The visit to Palmer was a quick one, with only two wines tasted—the chateau’s second wine, called Alter Ego de Palmer, and the marquee vin, known simply as Chateau Palmer (a disappointment, with a greenish note on the palate). From there, it was off to Chateau Margaux, one of Bordeaux’s five first growths; these are the left bank’s premier wines and invariably sell for well north of $100 a bottle, even in weak vintages. The stop at Margaux was a longer one, in part because there were more wines to taste, in part because Paul Pontallier, the winemaker, was a first-rate raconteur. As usual, the wines were terrific.
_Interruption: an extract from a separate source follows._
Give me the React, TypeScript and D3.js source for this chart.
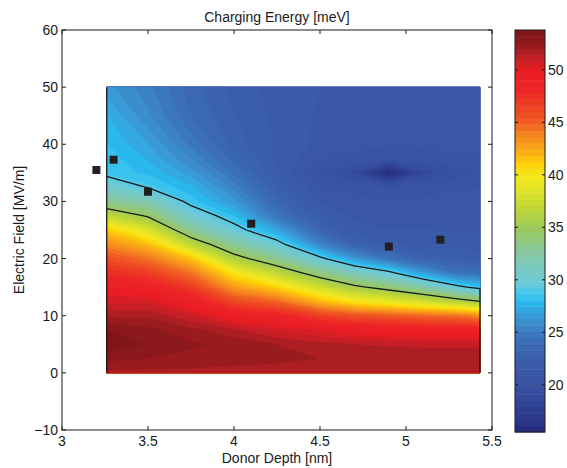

Following Chateau Margaux, Jancis, Julia, and I headed off to another tasting of other wines from the Margaux appellation, as well as wines from a few satellite districts. The tasting was put on by the Union des Grands Crus de Bordeaux, or UGC, a group that represents 130 Bordeaux wineries and organizes a number of events for journalists during the en primeurs season. If a writer so wishes, he can be fed, housed in a chateau, and ferried from appointment to appointment by the UGC. I passed on everything except the tastings. (A decision I briefly came to regret when my hotel nearly went up in flames one night. A group of Dutch, German, and Irish businessmen, some of them oddly stripped down to their underwear, were having a raucous drinking session in the lobby and apparently made a bonfire with their cigarettes, filling the hotel with smoke.)

The tasting could be done one of two ways: blind or with the labels showing. Jancis preferred blind, as did I—it is just a more honest way of arriving at an assessment. We had 27 wines to work through, and work it was. The wines, being infants, were brutally tannic, and by the time we got to the last few, I had trouble moving my tongue, and it felt as if the roof of my mouth were cracking. The sliced baguettes and bottles of mineral water—smelling salts for wine tasters—helped, but not much. When judging young wines, it is easy enough to sort out the dreck, but it is also easy to be fooled; wines that are highly extracted and slightly sweet are catnip for fatigued palates, yet the same wines may well taste over-the-top and vulgar at the dinner table.

While I have a lot of faith in my palate, I will admit I was intimidated tasting alongside Jancis Robinson. When I put Wine 17 to my nose—we had only numbers to go by—I immediately noticed there was something wrong with it; the wine had an off-aroma that clearly indicated it had been damaged. Ordinarily, I would have said something, but in this case I felt, well, inhibited. A few moments later, Julia whispered to Jancis that she thought 17 was a bum bottle. I was annoyed at myself for not piping up; annoyed, too, for not doing a better job of wiping my chin—it was only later, after lunch, that I discovered a purple stain on my chin (the clothes emerged unscathed, however, no small achievement).

It took us just over an hour to finish the tasting. We were all underwhelmed by the wines (for my taste, Lascombes and Malescot St.-Exupery were the highlights) but the Margaux appellation is often the weak link in the Medoc. We then headed over to a buffet lunch in another corner of the chateau. Here, I witnessed a few minutes in the Life of Jancis. Jancis in person is pretty much Jancis in print; if I had to describe her in tasting-note terms, I’d say crisp, elegant, and authoritative, with a slight suggestion of naughtiness. As soon as we walked into the room, two winemakers made a beeline for Jancis and more or less attached themselves to her. They offered her the run of their chateaux; they offered to name vineyards and first-born children after her. Jancis was gracious, but she also put just enough curtness in her voice to indicate that she wanted to be left alone. Unfortunately, the hint wasn’t taken, so we ditched the lunch, hopped in the car, and spent 45 minutes doing doughnuts around the vineyards. The vines, neatly arrayed in long rows, were entirely bare—gray crosses in a wine graveyard.

The afternoon was a whirlwind of chateau visits. From Ducru-Beaucaillou (normally one of my favorite wines, but a little disappointing in 2003), we went to Grand-Puy-Lacoste (also a favorite, and stellar this year), Leoville-Las-Cases (excellent), Latour (orgasmic), and finally Pichon-Lalande (very good). On the ride back to Bordeaux, Julia, Jancis and I chatted about politics, the London broadsheets, and how nice a glass of champagne would taste. But after wading through nearly 60 wines, we mostly just rested our mouths.

A few hours later, I lifted myself off the bed and headed into Bordeaux for a bite to eat. I ended up at a restaurant called Bistrot du Sommelier, where the food was middling, but the wine list was superb. What my tongue really needed was an ice pack, what it got instead was a half-bottle of the 1999 Petit Cheval, the second wine of the illustrious Chateau Cheval Blanc. I ate my dinner reading David Remnick’s recent essay about A.J. Liebling and drank a silent toast to a writer whose life—and waistline—were dedicated to the proposition that more is good.